Working on this now. Was wondering if you think we should add train args so that it can be called in such a way that a wandb agent trains from a sweep (by adding a wandb_sweep_id and max_num_runs arg), or if this should be a seperate scripts that we maintain in the library (something like train_wandb_agent.py).

Other notes:

  • I was not able to find anything on how to log the max validation accuracy in PTL, and let it propogate that logging to wandb, so instead I just do wandb.define_metric('val_accuracy', summary='max') when wandb logging is enabled.
  • PTL tries to log the model hparams to the wandb run when the WandbLogger is enabled, causing a warning, because they also get logged when we start the sweep agent. See here: wandb/wandb#2641. I do not know how to fix this, since it does not seem to be PTL behavior I can toggle, and we need the PTL WandbLogger in order to also log runtime metrics. I think we can just let it happen it for now?

Working on this now. Was wondering if you think we should add train args so that it can be called in such a way that a wandb agent trains from a sweep (by adding a wandb_sweep_id and max_num_runs arg), or if this should be a seperate scripts that we maintain in the library (something like train_wandb_agent.py).

While I'm not sure I have enough context to get this yet, I think I am fine just including docs and a sample script for doing wandb stuff. It's hard for me to imagine doing this effectively using yoyodyne-train alone, I guess? I assume you did your sweeping using custom Python, right?

  • I was not able to find anything on how to log the max validation accuracy in PTL, and let it propogate that logging to wandb, so instead I just do wandb.define_metric('val_accuracy', summary='max') when wandb logging is enabled.

SGTM.

Let's just suppress the warning in __init__.py then, and add a TODO to investigate this at the PTL level later.

commented

Working on this now. Was wondering if you think we should add train args so that it can be called in such a way that a wandb agent trains from a sweep (by adding a wandb_sweep_id and max_num_runs arg), or if this should be a separate script that we maintain in the library (something like train_wandb_agent.py).

While I'm not sure I have enough context to get this yet, I think I am fine just including docs and a sample script for doing wandb stuff. It's hard for me to imagine doing this effectively using yoyodyne-train alone, I guess? I assume you did your sweeping using custom Python, right?

Yeah I just have a train_wandb_agent.py script that calls the functions in train.py. So do we need a directory at the top-level of our repository called examples or similar? Or do you think its better to have train_wandb_agent.py live alongside train.py?

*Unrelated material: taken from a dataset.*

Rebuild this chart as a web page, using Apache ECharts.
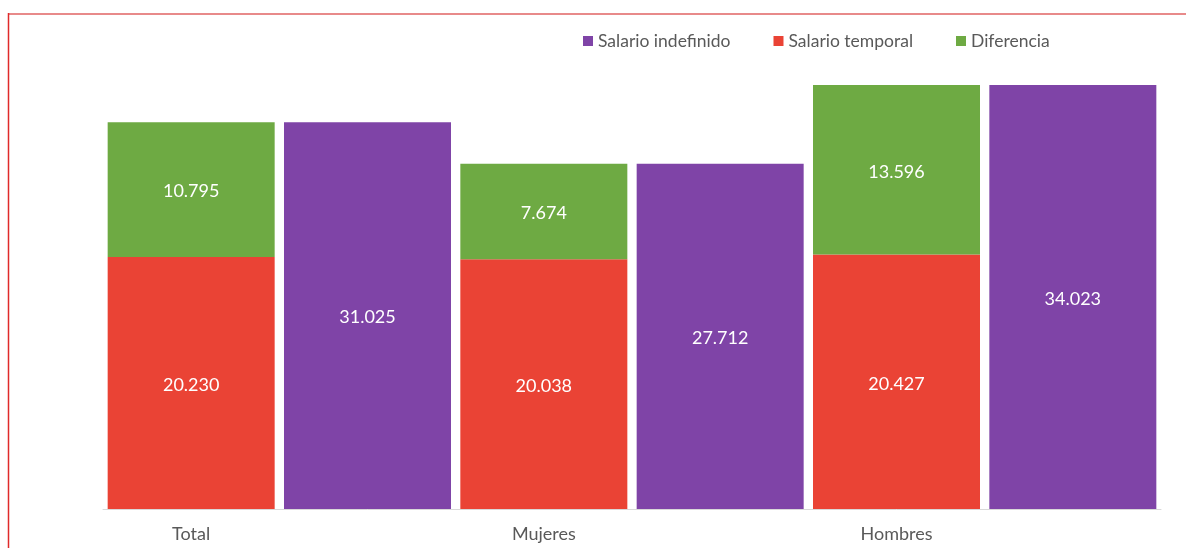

Let's just suppress the warning in __init__.py then, and add a TODO to investigate this at the PTL level later.

Sounds good!

Working on this now. Was wondering if you think we should add train args so that it can be called in such a way that a wandb agent trains from a sweep (by adding a wandb_sweep_id and max_num_runs arg), or if this should be a separate script that we maintain in the library (something like train_wandb_agent.py).

While I'm not sure I have enough context to get this yet, I think I am fine just including docs and a sample script for doing wandb stuff. It's hard for me to imagine doing this effectively using yoyodyne-train alone, I guess? I assume you did your sweeping using custom Python, right?

Yeah I just have a train_wandb_agent.py script that calls the functions in train.py. So do we need a directory at the top-level of our repository called examples or similar? Or do you think its better to have train_wandb_agent.py live alongside train.py?

Yes that's what I'd suggest. I'd have one for running the sweep and, optionally, one for grabbing the results from W&B.

I don't know if we need to modify the project file to register the existence of that directory, but prevent it from being installed as part of the package...something to look out for: browse the verbose installation info and you should see what happens there.

commented

@kylebgorman Should we leave this open until we've played with the examples and are sure the scripts are sufficient, and documentation is good enough?

Okay, sure. I'd like to take it for a spin first.

commented

Sorry, I just meant this issue -- not the PR!

Sorry, I just meant this issue -- not the PR!

Got it, yea I was confused at first.